--- Begin ---

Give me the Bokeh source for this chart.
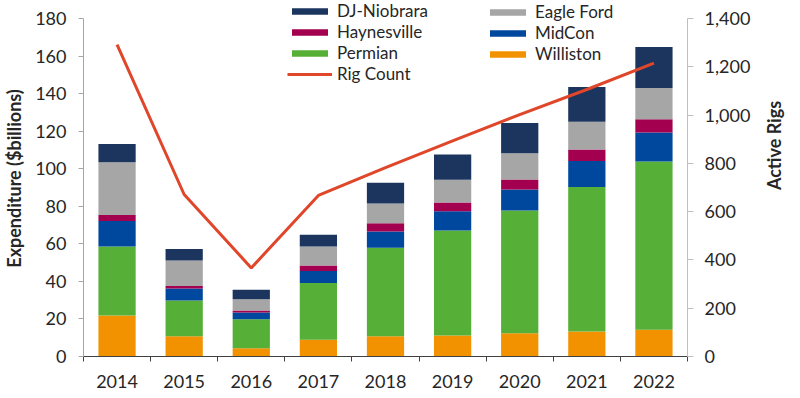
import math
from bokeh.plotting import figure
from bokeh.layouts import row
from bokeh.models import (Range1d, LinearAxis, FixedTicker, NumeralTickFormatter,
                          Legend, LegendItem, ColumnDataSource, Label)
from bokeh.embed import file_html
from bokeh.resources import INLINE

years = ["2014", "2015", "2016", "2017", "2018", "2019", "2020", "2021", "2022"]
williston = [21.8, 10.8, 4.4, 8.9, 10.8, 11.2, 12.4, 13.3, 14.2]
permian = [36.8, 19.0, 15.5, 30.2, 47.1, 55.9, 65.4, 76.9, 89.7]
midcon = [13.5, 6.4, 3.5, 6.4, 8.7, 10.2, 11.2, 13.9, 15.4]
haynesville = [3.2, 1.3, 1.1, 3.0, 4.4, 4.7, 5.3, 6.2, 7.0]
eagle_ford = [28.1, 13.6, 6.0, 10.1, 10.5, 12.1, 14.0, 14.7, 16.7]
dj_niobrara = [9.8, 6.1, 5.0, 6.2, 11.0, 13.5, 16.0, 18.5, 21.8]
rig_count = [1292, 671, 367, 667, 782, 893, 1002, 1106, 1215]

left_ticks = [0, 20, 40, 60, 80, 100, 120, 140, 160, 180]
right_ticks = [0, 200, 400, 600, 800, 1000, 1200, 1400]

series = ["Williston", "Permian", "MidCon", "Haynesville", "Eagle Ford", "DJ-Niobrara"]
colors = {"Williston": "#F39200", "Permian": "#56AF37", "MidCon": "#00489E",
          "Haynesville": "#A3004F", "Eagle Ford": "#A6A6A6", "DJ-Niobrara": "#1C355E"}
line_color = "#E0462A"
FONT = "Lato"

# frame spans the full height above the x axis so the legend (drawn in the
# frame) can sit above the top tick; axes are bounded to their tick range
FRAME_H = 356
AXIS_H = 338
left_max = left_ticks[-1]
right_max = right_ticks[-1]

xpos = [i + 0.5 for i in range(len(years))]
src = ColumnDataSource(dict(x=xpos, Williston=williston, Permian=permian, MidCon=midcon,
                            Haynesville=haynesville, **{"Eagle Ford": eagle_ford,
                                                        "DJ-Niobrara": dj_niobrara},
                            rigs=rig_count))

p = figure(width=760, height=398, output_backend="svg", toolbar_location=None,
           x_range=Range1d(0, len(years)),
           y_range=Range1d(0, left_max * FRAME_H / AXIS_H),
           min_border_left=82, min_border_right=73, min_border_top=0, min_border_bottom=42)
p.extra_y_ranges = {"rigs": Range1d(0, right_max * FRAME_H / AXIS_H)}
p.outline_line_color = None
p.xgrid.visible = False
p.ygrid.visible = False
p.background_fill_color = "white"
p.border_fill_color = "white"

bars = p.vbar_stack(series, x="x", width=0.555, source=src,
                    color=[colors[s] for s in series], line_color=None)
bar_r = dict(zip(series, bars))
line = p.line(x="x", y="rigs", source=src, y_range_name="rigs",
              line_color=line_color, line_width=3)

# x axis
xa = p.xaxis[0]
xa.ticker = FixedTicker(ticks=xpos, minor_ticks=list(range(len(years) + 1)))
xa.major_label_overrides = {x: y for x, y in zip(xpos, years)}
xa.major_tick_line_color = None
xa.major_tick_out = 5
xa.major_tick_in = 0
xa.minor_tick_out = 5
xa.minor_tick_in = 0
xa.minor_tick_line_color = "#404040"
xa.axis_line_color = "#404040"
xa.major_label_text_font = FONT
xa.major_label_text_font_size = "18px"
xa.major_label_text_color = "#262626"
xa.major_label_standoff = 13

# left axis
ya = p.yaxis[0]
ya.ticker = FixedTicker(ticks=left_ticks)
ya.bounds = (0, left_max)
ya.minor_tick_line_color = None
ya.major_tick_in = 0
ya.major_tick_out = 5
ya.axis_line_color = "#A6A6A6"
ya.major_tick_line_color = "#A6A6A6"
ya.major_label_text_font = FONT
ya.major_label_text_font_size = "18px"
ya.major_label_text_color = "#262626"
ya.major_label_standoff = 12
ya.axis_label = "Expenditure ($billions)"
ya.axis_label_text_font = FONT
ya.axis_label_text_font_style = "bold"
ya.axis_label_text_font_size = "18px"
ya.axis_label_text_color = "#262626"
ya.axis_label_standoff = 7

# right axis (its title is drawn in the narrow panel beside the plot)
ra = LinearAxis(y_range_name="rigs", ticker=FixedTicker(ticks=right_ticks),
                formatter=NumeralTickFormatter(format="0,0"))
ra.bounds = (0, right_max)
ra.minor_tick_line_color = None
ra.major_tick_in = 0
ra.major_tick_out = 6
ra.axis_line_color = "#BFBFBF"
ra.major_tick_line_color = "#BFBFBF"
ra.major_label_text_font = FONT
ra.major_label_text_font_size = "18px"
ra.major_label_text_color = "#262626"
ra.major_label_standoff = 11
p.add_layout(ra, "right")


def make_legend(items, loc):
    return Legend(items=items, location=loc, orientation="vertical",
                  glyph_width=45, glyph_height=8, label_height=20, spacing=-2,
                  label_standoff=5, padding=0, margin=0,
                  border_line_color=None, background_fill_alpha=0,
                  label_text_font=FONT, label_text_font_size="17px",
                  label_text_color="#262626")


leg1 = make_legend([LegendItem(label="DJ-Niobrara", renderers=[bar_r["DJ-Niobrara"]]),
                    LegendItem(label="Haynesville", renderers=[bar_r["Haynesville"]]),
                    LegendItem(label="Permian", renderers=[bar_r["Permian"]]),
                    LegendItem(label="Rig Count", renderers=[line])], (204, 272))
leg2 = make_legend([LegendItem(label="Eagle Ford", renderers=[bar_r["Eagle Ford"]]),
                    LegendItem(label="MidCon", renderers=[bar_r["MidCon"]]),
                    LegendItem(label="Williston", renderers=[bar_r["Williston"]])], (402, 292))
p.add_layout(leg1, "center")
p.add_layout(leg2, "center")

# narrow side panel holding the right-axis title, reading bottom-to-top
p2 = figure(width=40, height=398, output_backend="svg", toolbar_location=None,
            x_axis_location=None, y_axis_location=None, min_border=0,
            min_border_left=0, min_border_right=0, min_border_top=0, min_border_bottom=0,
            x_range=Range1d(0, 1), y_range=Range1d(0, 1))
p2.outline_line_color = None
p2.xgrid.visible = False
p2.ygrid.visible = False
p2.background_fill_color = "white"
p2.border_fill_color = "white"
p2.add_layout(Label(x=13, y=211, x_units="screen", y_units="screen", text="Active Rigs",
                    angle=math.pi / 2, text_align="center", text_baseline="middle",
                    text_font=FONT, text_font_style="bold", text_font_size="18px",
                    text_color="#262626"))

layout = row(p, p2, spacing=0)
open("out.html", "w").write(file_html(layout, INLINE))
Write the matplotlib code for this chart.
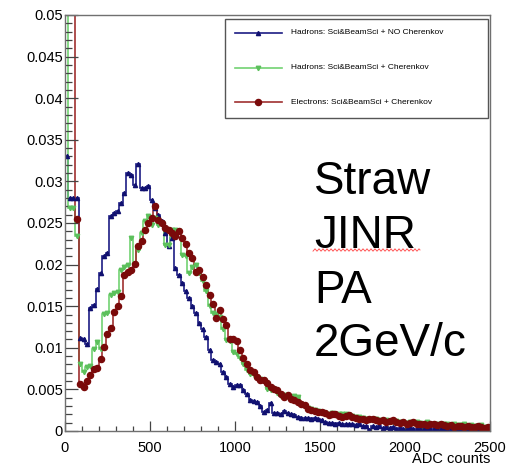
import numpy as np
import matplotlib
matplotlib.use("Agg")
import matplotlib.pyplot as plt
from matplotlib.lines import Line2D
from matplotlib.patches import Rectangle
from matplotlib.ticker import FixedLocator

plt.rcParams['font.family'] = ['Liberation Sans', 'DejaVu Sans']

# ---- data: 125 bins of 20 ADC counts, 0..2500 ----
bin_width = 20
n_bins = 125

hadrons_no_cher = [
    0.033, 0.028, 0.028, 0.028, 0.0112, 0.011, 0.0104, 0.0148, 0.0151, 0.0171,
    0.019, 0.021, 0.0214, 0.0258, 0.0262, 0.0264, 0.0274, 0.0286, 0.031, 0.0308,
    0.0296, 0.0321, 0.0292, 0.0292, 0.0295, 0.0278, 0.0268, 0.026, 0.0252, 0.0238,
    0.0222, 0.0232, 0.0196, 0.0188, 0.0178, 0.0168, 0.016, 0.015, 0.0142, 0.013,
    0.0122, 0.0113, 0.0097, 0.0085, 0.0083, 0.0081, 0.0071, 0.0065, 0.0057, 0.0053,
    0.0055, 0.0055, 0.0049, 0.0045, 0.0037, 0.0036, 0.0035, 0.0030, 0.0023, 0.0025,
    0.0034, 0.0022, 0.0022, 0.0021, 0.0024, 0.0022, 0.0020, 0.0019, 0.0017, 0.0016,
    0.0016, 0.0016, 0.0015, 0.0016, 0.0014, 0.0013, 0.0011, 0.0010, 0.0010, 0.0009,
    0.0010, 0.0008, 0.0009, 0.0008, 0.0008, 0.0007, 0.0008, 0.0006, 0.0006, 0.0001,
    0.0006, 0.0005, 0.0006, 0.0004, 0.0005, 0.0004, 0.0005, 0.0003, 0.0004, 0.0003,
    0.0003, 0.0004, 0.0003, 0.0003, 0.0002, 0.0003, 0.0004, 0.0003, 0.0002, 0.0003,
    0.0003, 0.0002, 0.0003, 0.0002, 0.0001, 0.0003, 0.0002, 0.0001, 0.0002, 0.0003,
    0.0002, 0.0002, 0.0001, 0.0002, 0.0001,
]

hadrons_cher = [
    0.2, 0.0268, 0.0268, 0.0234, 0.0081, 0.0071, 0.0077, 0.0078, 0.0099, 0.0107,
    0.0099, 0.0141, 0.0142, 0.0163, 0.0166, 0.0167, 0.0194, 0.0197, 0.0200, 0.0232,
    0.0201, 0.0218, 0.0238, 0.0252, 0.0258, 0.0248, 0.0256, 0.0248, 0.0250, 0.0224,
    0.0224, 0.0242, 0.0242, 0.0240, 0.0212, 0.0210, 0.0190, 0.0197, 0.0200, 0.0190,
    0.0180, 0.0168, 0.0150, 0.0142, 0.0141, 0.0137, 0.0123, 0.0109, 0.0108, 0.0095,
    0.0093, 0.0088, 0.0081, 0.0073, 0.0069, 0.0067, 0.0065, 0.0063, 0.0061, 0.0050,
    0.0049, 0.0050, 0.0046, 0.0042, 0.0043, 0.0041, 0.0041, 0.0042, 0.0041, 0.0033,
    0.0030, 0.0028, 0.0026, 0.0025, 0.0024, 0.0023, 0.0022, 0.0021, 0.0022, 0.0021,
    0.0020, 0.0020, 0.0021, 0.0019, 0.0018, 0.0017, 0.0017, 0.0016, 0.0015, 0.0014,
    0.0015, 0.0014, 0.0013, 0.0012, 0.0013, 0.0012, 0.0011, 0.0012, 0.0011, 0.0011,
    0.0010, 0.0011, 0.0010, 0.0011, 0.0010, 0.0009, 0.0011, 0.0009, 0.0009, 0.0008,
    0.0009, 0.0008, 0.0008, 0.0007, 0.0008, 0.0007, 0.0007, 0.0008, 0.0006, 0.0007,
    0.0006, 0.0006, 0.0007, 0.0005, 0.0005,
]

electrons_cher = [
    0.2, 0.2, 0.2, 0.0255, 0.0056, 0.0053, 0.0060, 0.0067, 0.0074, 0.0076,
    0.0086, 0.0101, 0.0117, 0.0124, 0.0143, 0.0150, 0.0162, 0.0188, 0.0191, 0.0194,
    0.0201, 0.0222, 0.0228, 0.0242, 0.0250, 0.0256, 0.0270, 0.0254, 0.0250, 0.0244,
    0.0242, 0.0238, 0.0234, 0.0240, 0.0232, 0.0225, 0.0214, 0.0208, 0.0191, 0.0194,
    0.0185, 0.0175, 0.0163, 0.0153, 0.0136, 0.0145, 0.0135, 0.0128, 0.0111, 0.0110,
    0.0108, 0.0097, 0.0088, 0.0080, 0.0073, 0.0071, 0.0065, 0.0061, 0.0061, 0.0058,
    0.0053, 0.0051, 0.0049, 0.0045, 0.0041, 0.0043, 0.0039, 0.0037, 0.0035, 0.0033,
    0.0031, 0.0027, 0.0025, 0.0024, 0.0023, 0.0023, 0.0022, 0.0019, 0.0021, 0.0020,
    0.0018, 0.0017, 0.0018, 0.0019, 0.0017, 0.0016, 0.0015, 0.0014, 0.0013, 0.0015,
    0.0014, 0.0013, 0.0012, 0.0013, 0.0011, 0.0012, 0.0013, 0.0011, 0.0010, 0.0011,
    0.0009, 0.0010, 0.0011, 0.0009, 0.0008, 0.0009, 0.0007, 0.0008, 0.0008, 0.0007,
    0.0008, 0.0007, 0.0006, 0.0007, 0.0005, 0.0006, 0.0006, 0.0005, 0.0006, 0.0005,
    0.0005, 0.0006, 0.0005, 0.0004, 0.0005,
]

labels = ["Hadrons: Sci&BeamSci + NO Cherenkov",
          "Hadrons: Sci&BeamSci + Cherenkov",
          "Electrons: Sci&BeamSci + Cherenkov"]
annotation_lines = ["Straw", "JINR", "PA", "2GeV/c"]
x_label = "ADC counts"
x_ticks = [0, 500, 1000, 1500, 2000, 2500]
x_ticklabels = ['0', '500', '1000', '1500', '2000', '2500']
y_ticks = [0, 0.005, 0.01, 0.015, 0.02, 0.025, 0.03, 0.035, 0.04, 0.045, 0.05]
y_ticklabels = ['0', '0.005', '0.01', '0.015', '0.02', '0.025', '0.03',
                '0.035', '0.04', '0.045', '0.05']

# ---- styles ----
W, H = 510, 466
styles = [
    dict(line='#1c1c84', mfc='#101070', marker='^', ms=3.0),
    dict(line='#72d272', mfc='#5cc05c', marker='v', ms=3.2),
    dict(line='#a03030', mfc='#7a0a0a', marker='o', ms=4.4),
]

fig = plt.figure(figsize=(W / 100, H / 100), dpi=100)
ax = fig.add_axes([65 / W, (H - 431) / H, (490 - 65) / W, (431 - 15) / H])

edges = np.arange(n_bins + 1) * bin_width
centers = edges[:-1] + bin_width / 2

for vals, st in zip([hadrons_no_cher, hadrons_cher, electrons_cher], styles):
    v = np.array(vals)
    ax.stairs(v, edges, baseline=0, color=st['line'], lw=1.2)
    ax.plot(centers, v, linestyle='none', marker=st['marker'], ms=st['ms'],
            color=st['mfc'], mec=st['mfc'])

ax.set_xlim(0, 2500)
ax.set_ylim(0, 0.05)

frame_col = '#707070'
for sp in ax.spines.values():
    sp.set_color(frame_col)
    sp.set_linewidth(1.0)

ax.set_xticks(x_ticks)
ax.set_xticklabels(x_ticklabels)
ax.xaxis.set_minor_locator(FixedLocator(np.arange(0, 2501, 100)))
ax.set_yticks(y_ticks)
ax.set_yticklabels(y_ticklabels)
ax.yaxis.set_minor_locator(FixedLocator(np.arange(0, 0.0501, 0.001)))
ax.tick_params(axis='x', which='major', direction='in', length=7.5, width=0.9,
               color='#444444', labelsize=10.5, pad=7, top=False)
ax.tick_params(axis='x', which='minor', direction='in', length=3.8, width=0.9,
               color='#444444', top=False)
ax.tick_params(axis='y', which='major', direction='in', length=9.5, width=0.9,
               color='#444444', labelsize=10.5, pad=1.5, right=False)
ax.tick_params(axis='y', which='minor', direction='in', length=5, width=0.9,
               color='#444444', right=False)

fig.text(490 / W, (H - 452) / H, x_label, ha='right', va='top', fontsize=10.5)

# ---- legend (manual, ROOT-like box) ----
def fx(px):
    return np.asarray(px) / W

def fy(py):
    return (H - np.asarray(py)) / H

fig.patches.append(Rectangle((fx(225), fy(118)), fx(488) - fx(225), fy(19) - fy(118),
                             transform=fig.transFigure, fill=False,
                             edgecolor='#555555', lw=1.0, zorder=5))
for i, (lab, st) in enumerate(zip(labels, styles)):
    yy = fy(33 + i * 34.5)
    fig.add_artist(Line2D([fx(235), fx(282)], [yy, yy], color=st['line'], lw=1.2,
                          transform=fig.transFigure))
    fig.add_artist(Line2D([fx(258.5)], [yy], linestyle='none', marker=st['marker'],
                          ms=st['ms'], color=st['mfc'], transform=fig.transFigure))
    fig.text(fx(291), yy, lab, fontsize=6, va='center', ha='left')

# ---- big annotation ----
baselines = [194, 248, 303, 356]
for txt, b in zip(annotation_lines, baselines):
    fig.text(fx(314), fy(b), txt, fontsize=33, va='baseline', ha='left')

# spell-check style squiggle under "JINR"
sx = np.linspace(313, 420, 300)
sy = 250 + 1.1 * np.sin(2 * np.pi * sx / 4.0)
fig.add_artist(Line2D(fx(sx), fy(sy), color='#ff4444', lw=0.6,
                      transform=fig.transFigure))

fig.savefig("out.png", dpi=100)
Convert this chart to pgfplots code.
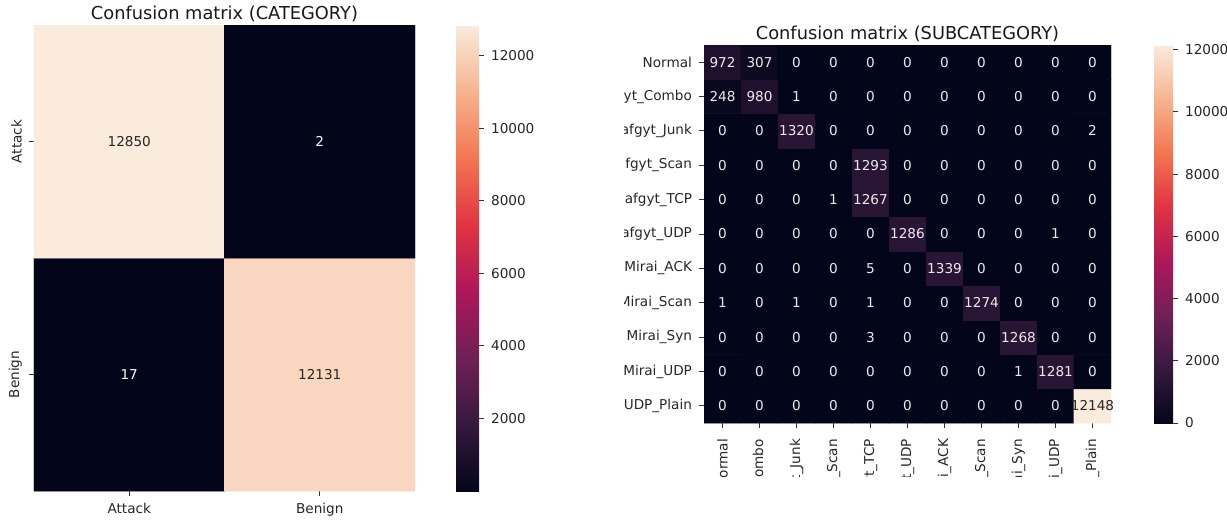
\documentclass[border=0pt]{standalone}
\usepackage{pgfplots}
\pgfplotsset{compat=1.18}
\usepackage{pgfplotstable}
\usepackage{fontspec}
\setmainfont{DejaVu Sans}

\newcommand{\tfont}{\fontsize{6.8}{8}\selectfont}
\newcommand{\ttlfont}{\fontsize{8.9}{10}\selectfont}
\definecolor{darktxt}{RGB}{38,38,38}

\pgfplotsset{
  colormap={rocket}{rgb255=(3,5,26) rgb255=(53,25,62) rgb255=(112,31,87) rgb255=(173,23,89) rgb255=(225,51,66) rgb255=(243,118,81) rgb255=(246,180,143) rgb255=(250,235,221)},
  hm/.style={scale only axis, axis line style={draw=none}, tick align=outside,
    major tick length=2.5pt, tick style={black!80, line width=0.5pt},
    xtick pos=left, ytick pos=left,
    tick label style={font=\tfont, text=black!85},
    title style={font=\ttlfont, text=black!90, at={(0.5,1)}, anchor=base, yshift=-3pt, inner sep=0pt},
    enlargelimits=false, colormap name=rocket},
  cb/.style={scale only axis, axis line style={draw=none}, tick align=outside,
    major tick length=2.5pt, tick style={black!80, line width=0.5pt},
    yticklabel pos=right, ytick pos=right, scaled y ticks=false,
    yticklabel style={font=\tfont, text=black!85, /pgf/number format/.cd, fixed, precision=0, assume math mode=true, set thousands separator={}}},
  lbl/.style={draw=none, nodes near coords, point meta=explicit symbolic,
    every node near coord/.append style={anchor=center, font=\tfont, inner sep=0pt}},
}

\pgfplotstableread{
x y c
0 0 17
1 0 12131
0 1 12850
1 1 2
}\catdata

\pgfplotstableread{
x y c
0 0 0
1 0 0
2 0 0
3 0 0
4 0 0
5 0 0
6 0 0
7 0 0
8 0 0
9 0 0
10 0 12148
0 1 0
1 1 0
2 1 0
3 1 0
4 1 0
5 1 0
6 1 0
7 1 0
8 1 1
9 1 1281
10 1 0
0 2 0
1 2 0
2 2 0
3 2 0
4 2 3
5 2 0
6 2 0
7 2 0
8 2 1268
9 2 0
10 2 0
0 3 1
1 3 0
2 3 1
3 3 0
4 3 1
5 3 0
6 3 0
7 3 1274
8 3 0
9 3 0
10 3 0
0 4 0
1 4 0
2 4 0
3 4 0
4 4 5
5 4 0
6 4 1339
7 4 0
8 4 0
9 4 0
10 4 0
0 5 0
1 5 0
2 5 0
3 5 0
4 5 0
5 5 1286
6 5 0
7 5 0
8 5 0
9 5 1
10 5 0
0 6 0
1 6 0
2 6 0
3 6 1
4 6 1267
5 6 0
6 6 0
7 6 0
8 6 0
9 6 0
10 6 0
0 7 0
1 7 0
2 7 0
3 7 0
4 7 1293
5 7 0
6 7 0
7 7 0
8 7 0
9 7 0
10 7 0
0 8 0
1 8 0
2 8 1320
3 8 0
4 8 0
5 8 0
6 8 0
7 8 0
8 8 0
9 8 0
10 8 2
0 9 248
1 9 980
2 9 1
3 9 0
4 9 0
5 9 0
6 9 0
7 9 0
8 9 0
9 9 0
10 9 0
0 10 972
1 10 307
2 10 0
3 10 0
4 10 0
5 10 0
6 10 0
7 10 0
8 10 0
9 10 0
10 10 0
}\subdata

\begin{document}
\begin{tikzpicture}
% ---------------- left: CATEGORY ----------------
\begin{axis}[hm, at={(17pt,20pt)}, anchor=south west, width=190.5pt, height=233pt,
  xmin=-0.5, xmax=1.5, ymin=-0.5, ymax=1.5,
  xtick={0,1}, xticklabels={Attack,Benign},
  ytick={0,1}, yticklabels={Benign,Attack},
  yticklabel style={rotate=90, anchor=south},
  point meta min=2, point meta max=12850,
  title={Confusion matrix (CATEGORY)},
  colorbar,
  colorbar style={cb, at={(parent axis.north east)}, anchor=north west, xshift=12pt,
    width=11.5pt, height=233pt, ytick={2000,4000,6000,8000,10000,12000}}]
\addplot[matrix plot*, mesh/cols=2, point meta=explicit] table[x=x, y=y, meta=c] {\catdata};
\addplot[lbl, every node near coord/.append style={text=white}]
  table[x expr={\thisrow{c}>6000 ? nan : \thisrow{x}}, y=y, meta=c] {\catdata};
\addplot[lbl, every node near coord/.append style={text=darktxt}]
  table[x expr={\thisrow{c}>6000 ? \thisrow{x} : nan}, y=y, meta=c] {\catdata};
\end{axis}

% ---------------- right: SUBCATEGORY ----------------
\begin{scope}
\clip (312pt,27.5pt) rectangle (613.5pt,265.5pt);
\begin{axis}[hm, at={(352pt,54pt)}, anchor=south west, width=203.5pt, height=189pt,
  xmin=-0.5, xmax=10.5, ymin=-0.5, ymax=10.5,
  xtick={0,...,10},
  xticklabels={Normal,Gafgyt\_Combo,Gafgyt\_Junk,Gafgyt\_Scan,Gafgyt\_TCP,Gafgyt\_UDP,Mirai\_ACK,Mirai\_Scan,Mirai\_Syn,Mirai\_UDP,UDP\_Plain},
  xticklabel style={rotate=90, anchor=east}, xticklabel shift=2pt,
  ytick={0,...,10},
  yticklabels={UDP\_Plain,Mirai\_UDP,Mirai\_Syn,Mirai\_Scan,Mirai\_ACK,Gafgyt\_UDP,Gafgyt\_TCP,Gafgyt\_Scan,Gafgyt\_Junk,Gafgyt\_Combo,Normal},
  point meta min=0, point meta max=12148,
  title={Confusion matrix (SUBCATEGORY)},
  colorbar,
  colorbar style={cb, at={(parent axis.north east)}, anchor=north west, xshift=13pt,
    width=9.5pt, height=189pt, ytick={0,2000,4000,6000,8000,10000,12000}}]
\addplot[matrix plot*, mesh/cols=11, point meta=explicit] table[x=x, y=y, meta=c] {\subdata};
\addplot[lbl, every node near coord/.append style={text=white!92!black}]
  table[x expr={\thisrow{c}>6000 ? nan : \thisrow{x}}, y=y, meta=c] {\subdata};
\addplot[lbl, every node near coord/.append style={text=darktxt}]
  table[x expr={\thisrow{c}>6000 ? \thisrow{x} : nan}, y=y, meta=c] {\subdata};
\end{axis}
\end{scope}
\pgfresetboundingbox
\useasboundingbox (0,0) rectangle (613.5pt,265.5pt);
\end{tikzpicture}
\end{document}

--- End ---

Start at the line above containing "Write the matplotlib code for this chart." and stop at the line containing "n_bins = 125": print those lines and everything between them exactly, but not the pictures.

=== Task answer ===
Write the matplotlib code for this chart.
import numpy as np
import matplotlib
matplotlib.use("Agg")
import matplotlib.pyplot as plt
from matplotlib.lines import Line2D
from matplotlib.patches import Rectangle
from matplotlib.ticker import FixedLocator

plt.rcParams['font.family'] = ['Liberation Sans', 'DejaVu Sans']

# ---- data: 125 bins of 20 ADC counts, 0..2500 ----
bin_width = 20
n_bins = 125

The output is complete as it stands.